Some interesting tidbits...


(...)The courts and prisons bulge with men. When it comes to aggression, delinquent behaviour, risk taking and social mayhem, men win gold.

And yet, for all their behaving badly, they do not seem any the happier. Throughout North America, Europe and Australia, male suicides outnumber female by a factor of between 3 and 4 to 1. The rise in the number of young men killing themselves in much of the developed world has been rightly termed an epidemic.

(...)

(...) We have become accustomed to thinking of 'real' men as those who labour in the iron, steel and coal industries, in shipbuilding, lumberjacking, pre-mechanised farming. Our martial heroes have been almost entirely male, in the fantasies and the realities of hand-to-hand combat, of sheer physical guts, the will to survive, athletic derring-do.

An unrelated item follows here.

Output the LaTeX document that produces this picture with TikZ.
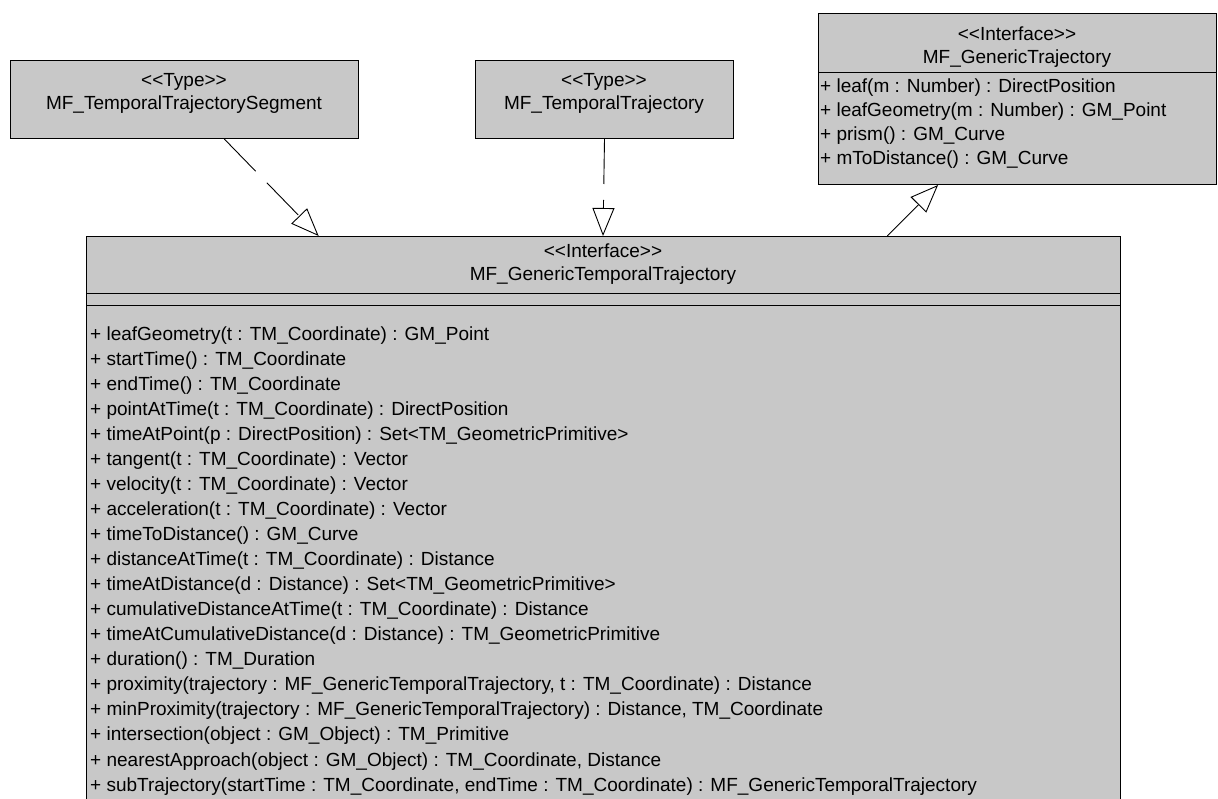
\documentclass[tikz,border=0pt]{standalone}
\usepackage{fontspec}
\setmainfont{Liberation Sans}
\usetikzlibrary{arrows.meta,calc}
\definecolor{boxgray}{RGB}{200,200,200}
\begin{document}
\begin{tikzpicture}[x=1pt,y=-1pt,
  box/.style={draw=black,fill=boxgray,line width=1pt,anchor=north west,inner sep=0pt},
  lbl/.style={font=\fontsize{19pt}{22pt}\selectfont,inner sep=0pt,anchor=base},
  op/.style={font=\fontsize{19pt}{22pt}\selectfont,inner sep=0pt,anchor=base west},
  divider/.style={line width=1pt},
  realize/.style={line width=0.9pt,dash pattern=on 45pt off 16pt,-{Triangle[open,length=28pt,width=22pt,line width=0.9pt]}},
  general/.style={line width=0.9pt,-{Triangle[open,length=28pt,width=22pt,line width=0.9pt]}}]
\useasboundingbox (0,0) rectangle (1218,798);
\clip (0,0) rectangle (1218,798);
% boxes
\node[box,minimum width=348pt,minimum height=78pt] (b1) at (10,60) {};
\node[box,minimum width=258pt,minimum height=78pt] (b2) at (475,60) {};
\node[box,minimum width=398pt,minimum height=171pt] (b3) at (818,13) {};
\fill[boxgray] (86,236) rectangle (1120,805);
\draw[line width=1pt] (86,805) -- (86,236) -- (1120,236) -- (1120,805);
\coordinate (mtl) at (86,236);
\coordinate (mtr) at (1120,236);
% box texts
\node[lbl] (b1s) at (184,86) {<{}<Type>{}>};
\node[lbl] (b1n) at (184,109) {MF\_TemporalTrajectorySegment};
\node[lbl] (b2s) at (604,86) {<{}<Type>{}>};
\node[lbl] (b2n) at (604,109) {MF\_TemporalTrajectory};
\node[lbl] (b3s) at (1017,40) {<{}<Interface>{}>};
\node[lbl] (b3n) at (1017,63) {MF\_GenericTrajectory};
\draw[divider] (818,72) -- (1216,72);
\foreach \t [count=\i from 0] in {%
  + leaf(m : Number) : DirectPosition,
  + leafGeometry(m : Number) : GM\_Point,
  + prism() : GM\_Curve,
  + mToDistance() : GM\_Curve}
  \node[op] (b3o\i) at (820,92+24.3*\i) {\t};
% main box
\node[lbl] (ms) at (603,257) {<{}<Interface>{}>};
\node[lbl] (mn) at (603,280) {MF\_GenericTemporalTrajectory};
\draw[divider] (86,293) -- (1120,293);
\draw[divider] (86,305) -- (1120,305);
\foreach \t [count=\i from 0] in {%
  + leafGeometry(t : TM\_Coordinate) : GM\_Point,
  + startTime() : TM\_Coordinate,
  + endTime() : TM\_Coordinate,
  + pointAtTime(t : TM\_Coordinate) : DirectPosition,
  + timeAtPoint(p : DirectPosition) : Set<TM\_GeometricPrimitive>,
  + tangent(t : TM\_Coordinate) : Vector,
  + velocity(t : TM\_Coordinate) : Vector,
  + acceleration(t : TM\_Coordinate) : Vector,
  + timeToDistance() : GM\_Curve,
  + distanceAtTime(t : TM\_Coordinate) : Distance,
  + timeAtDistance(d : Distance) : Set<TM\_GeometricPrimitive>,
  + cumulativeDistanceAtTime(t : TM\_Coordinate) : Distance,
  + timeAtCumulativeDistance(d : Distance) : TM\_GeometricPrimitive,
  + duration() : TM\_Duration,
  + proximity(trajectory : MF\_GenericTemporalTrajectory{,} t : TM\_Coordinate) : Distance,
  + minProximity(trajectory : MF\_GenericTemporalTrajectory) : Distance{,} TM\_Coordinate,
  + intersection(object : GM\_Object) : TM\_Primitive,
  + nearestApproach(object : GM\_Object) : TM\_Coordinate{,} Distance,
  + subTrajectory(startTime : TM\_Coordinate{,} endTime : TM\_Coordinate) : MF\_GenericTemporalTrajectory}
  \node[op] (mo\i) at (90,340+25.06*\i) {\t};
% connectors
\coordinate (a1s) at ($(b1.south west)!0.614!(b1.south east)$);
\coordinate (a1e) at ($(mtl)!0.225!(mtr)$);
\draw[realize] (a1s) -- (a1e);
\coordinate (a2e) at ($(mtl)!0.5!(mtr)$);
\draw[realize] (b2.south) -- (a2e);
\coordinate (a3s) at ($(mtl)!0.775!(mtr)$);
\coordinate (a3e) at ($(b3.south west)!0.301!(b3.south east)$);
\draw[general] (a3s) -- (a3e);
\end{tikzpicture}
\end{document}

What price all that brute strength, might and energy now, when more people are employed making Indian curries than mining coal, when computerised robots and not sweating men assemble cars and when the male predilection for violence, far from saving national pride, threatens world survival?

(...)

Male preoccupation with their pen1ses would appear to be based on fear, right enough: not on the Freudian fear of castration, but on the Adlerian fear of ridicule. Are we up to it? ask today's men anxiously, peering at their shrivelled pen1s and analysing their social skills; are we up to competing, succeeding, achieving, conquering, controlling, asserting, pontificating, as well as getting it up?